Exercise instructions
Extract the lines of the material below, beginning with the first and ending with the line that holds "import numpy as np". Skip every picture.

Information shown
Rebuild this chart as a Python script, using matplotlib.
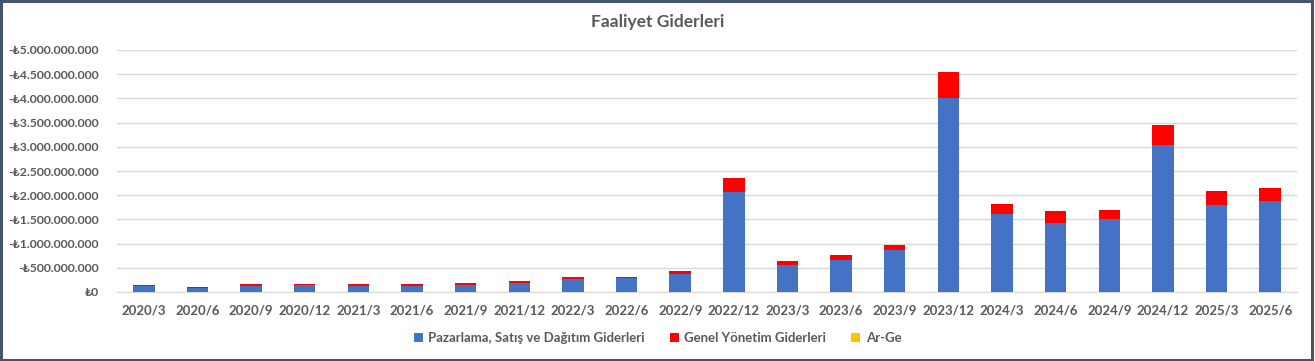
import matplotlib
matplotlib.use("Agg")
import matplotlib.pyplot as plt
from matplotlib.patches import Rectangle
from matplotlib.ticker import FuncFormatter
import numpy as np

categories = ["2020/3", "2020/6", "2020/9", "2020/12", "2021/3", "2021/6", "2021/9",
              "2021/12", "2022/3", "2022/6", "2022/9", "2022/12", "2023/3", "2023/6",
              "2023/9", "2023/12", "2024/3", "2024/6", "2024/9", "2024/12", "2025/3", "2025/6"]
pazarlama = [-125e6, -90e6, -130e6, -140e6, -130e6, -130e6, -150e6,
             -190e6, -270e6, -280e6, -380e6, -2070e6, -550e6, -660e6,
             -860e6, -4010e6, -1620e6, -1430e6, -1510e6, -3040e6, -1800e6, -1880e6]
genel = [-20e6, -15e6, -25e6, -30e6, -25e6, -25e6, -30e6,
         -30e6, -40e6, -40e6, -50e6, -285e6, -90e6, -100e6,
         -110e6, -535e6, -205e6, -250e6, -185e6, -410e6, -290e6, -275e6]
arge = [0.0] * len(categories)
series_names = ["Pazarlama, Satış ve Dağıtım Giderleri", "Genel Yönetim Giderleri", "Ar-Ge"]
title = "Faaliyet Giderleri"

FONT = ["Lato", "DejaVu Sans"]
plt.rcParams["font.family"] = FONT
TXT = "#595959"

fig = plt.figure(figsize=(13.15, 3.61), dpi=100)
ax = fig.add_axes([117 / 1315, (361 - 292) / 361, (1297 - 117) / 1315, (292 - 50) / 361])

x = np.arange(len(categories))
w = 0.4
p = np.array(pazarlama)
g = np.array(genel)
a = np.array(arge)
ax.bar(x, p, w, color="#4472C4", label=series_names[0], zorder=3)
ax.bar(x, g, w, bottom=p, color="#FF0000", label=series_names[1], zorder=3)
ax.bar(x, a, w, bottom=p + g, color="#FFC000", label=series_names[2], zorder=3)

ax.set_ylim(0, -5e9)
ax.set_yticks(np.arange(0, -5.01e9, -5e8))
ax.set_xlim(-0.5, len(categories) - 0.5)

def fmt(v, pos):
    v = int(round(v))
    if v == 0:
        return "₺0"
    s = f"{abs(v):,}".replace(",", ".")
    return ("-" if v < 0 else "") + "₺" + s

ax.yaxis.set_major_formatter(FuncFormatter(fmt))
ax.set_xticks(x)
ax.set_xticklabels(categories)
ax.tick_params(axis="x", length=0, labelsize=9.5, labelcolor=TXT, pad=9)
ax.tick_params(axis="y", length=0, labelsize=8.8, labelcolor=TXT, pad=13)
for lab in ax.get_xticklabels() + ax.get_yticklabels():
    lab.set_fontweight("bold")
ax.grid(axis="y", color="#D9D9D9", linewidth=1, zorder=0)
for s in ["top", "right", "left"]:
    ax.spines[s].set_visible(False)
ax.spines["bottom"].set_color("#D9D9D9")

fig.text(0.5, 1 - 22 / 361, title, ha="center", va="center", fontsize=12.5,
         fontweight="bold", color=TXT)

leg = fig.legend(loc="center", bbox_to_anchor=(0.5, 1 - 338 / 361), ncol=3, frameon=False,
                 fontsize=9.5, handlelength=0.7, handleheight=0.7, handletextpad=0.4,
                 columnspacing=1.9)
for t in leg.get_texts():
    t.set_color(TXT)
    t.set_fontweight("bold")

fig.patches.append(Rectangle((0.001, 0.003), 0.997, 0.994, transform=fig.transFigure,
                             fill=False, edgecolor="#44546A", linewidth=2.2))

fig.savefig("out.png", dpi=100)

Full output
Rebuild this chart as a Python script, using matplotlib.
import matplotlib
matplotlib.use("Agg")
import matplotlib.pyplot as plt
from matplotlib.patches import Rectangle
from matplotlib.ticker import FuncFormatter
import numpy as np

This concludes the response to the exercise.